The source of Amazon’s alleged 46% share of something or other is Stacy Mitchell (BA in History) a publicist for “local-self-reliance” (which was also the unwise goal [zi li geng sheng] of Mao Tse-tung’s 1958–59 “Great Leap Forward”). As Ms. Mitchell and her co-author explain, “Amazon’s market share was calculated by the authors, drawing on information from Amazon and Channel Advisor.”


E‑commerce is not a market, much less a U.S. market, and it’s not something that can be “controlled.” But the Khan-Mitchell-Pearlstein complaint is not about a big market share causing higher prices for buyers but about lower prices for sellers. Mitchell applauds the Democrats’ new tough talk on antitrust because, “With most industries now dominated by just a few firms, it is harder… for small businesses to compete and for farmers and producers to get a fair price” [emphasis added].


“In considering whether a proposed merger or business practice would harm competition,” writes Mr. Pearlstein, “courts and regulators narrowed their analysis to ask whether it would hurt consumers by raising prices.” He and Kahn blame such a “narrow” emphasis on consumer welfare on what they call “The Chicago School.” They want courts and regulators to instead ask whether businesses structure or practices would harm competitors by reducing prices. Khan thinks “antitrust enforcers” should take a “holistic” approach, taking account the interests of rival sellers or producers who might have a tough time competing with Amazon’s low prices, huge inventories, or fast delivery. 

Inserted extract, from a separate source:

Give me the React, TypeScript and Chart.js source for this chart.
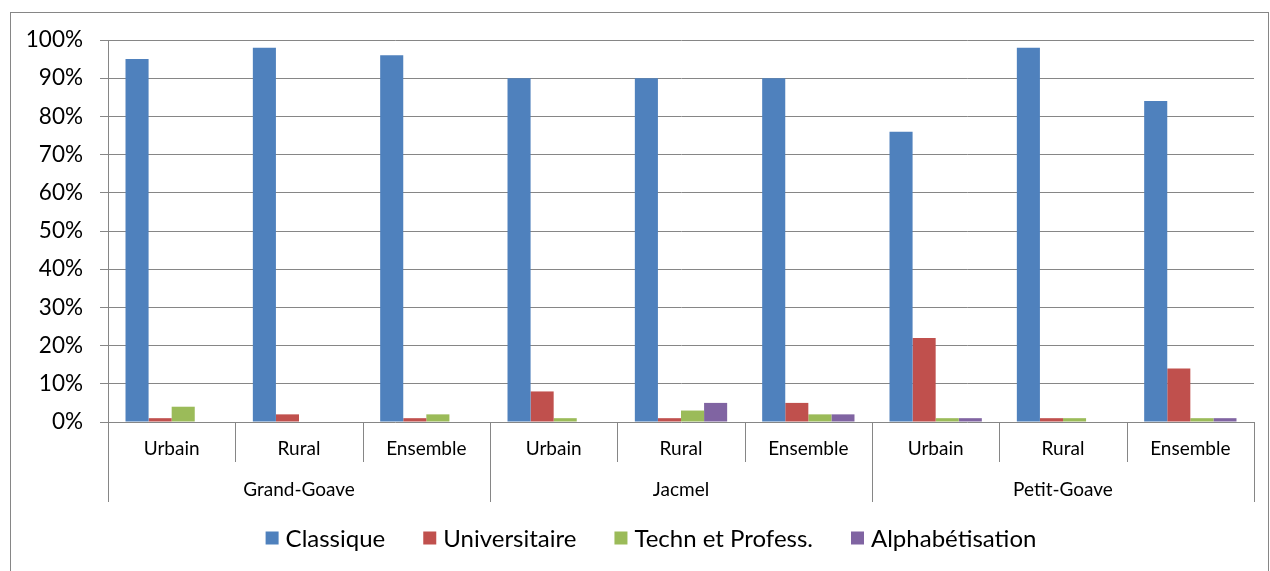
import React, { useEffect, useRef } from "react";
import { Chart, registerables } from "chart.js";

Chart.register(...registerables);

const subCategories = ["Urbain", "Rural", "Ensemble", "Urbain", "Rural", "Ensemble", "Urbain", "Rural", "Ensemble"];
const groups = ["Grand-Goave", "Jacmel", "Petit-Goave"];
const classique = [95, 98, 96, 90, 90, 90, 76, 98, 84];
const universitaire = [1, 2, 1, 8, 1, 5, 22, 1, 14];
const techn = [4, 0, 2, 1, 3, 2, 1, 1, 1];
const alpha = [0, 0, 0, 0, 5, 2, 1, 0, 1];
const seriesNames = ["Classique", "Universitaire", "Techn et Profess.", "Alphabétisation"];
const seriesColors = ["#4F81BD", "#C0504D", "#9BBB59", "#8064A2"];

const FONT = "Lato, 'Open Sans', sans-serif";
const GRID = "#868686";

const decorPlugin = {
  id: "decor",
  afterDraw(chart: any) {
    const ctx = chart.ctx;
    const area = chart.chartArea;
    const n = subCategories.length;
    const w = (area.right - area.left) / n;
    ctx.save();
    // outer frame
    ctx.strokeStyle = GRID;
    ctx.lineWidth = 1;
    ctx.strokeRect(10.5, 12.5, 1258, 620);
    // dividers
    for (let i = 0; i <= n; i++) {
      const x = Math.round(area.left + i * w) + 0.5;
      const end = i % 3 === 0 ? 502 : 462;
      ctx.beginPath();
      ctx.moveTo(x, area.bottom);
      ctx.lineTo(x, end);
      ctx.stroke();
    }
    // group labels
    ctx.fillStyle = "#000";
    ctx.font = `19px ${FONT}`;
    ctx.textAlign = "center";
    ctx.textBaseline = "middle";
    groups.forEach((g, gi) => {
      const cx = area.left + (gi * 3 + 1.5) * w;
      ctx.fillText(g, cx, 490);
    });
    // legend
    ctx.font = `24px ${FONT}`;
    const box = 13;
    const gapText = 7;
    const gapItem = 38;
    const items = chart.data.datasets.map((d: any) => ({
      text: d.label,
      color: d.backgroundColor,
      tw: ctx.measureText(d.label).width,
    }));
    let total = 0;
    items.forEach((it: any, i: number) => {
      total += box + gapText + it.tw + (i < items.length - 1 ? gapItem : 0);
    });
    let x = 651 - total / 2;
    const y = 538;
    ctx.textAlign = "left";
    items.forEach((it: any) => {
      ctx.fillStyle = it.color;
      ctx.fillRect(x, y - box / 2, box, box);
      ctx.fillStyle = "#000";
      ctx.fillText(it.text, x + box + gapText, y + 1);
      x += box + gapText + it.tw + gapItem;
    });
    ctx.restore();
  },
};

export default function App() {
  const ref = useRef<HTMLCanvasElement>(null);
  useEffect(() => {
    if (!ref.current) return;
    const data = [classique, universitaire, techn, alpha];
    const chart = new Chart(ref.current, {
      type: "bar",
      data: {
        labels: subCategories,
        datasets: seriesNames.map((name, i) => ({
          label: name,
          data: data[i],
          backgroundColor: seriesColors[i],
          borderWidth: 0,
          barPercentage: 1,
          categoryPercentage: 0.725,
        })),
      },
      options: {
        animation: false,
        responsive: false,
        layout: { padding: { top: 40, right: 16, bottom: 53, left: 0 } },
        plugins: {
          legend: { display: false },
          tooltip: { enabled: false },
        },
        scales: {
          x: {
            grid: { display: false, drawTicks: false },
            border: { display: false },
            ticks: {
              color: "#000",
              font: { family: FONT, size: 19 },
              padding: 15,
              maxRotation: 0,
              autoSkip: false,
            },
            afterFit(scale: any) {
              scale.height = 96;
            },
          },
          y: {
            min: 0,
            max: 100,
            ticks: {
              stepSize: 10,
              color: "#000",
              font: { family: FONT, size: 22.5 },
              padding: 17,
              callback: (v: any) => v + "%",
            },
            grid: { color: GRID, lineWidth: 1, tickLength: 8 },
            border: { display: true, color: GRID },
            afterFit(scale: any) {
              scale.width = 108;
            },
          },
        },
      },
      plugins: [decorPlugin],
    });
    return () => chart.destroy();
  }, []);
  return (
    <div style={{ position: "absolute", left: 0, top: 0, width: 1270, height: 571, background: "#fff" }}>
      <canvas ref={ref} width={1270} height={571} />
    </div>
  );
}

As I noted in the first blog, antitrust law is a large and lucrative industry, which has long been famously generous to politicians and think tanks who try to enlarge the volume and value of antitrust activities. “Amazon is reported to be in the market for an antitrust economist,” notes Pearlstein, and “has engaged the services of two former heads of the Justice Department antitrust division, one Democrat and one Republican.” Indeed. That’s the way the antitrust extortion racket is played. Skilled antitrust lawyers are equally eager to prosecute or defend, since they win either way.


Antitrust works very much like any other regulatory bureaucracy. Business lobbyists recruit antitrust agencies to get them to damage or constrain their more-successful rivals. Key members of congressional committees use antitrust threats to shake down corporate executives for campaign contributions and discourage them from supporting a rival Party’s policies or candidates. Redundant federal agencies, the DOJ and FTC, drag companies into costly litigation battles for years, with the usual result being multi-billion-dollar fines rather than noticeable change in business practices. Ambitious prosecutors use the publicity from high-profile cases as a red-carpet invitation into the revolving door of high-paying positions as antitrust defense attorneys or as executives in the effected industries.


Pearlstein suggests antitrust should be more about “fair play” and a “level field” to protect competitors who would much prefer to charge higher prices for less selection and slower service. “Some observers point to the E.U.’s Google case as an example of the difference between the American and European approach: They protect competitors; we protect consumers. … To me, this view betrays a naïve belief that in our open market system, every person and every company has the same opportunity to succeed. … Leveling the playing field is a legitimate policy goal.” 


To me, Pearlstein’s view betrays naïve optimism that ambitious politicians and prosecutors are omniscient and incorruptible. He thinks future antitrust cops should have great discretionary authority to “block Amazon” from competing too effectively with UPS, Oracle or Comcast. If that threat ever materialized, it would surely attract generous donations from UPS, Oracle, or Comcast to sympathetic politicians and think tanks. Antitrust law is not supposed to be about dividing the spoils but frequently is.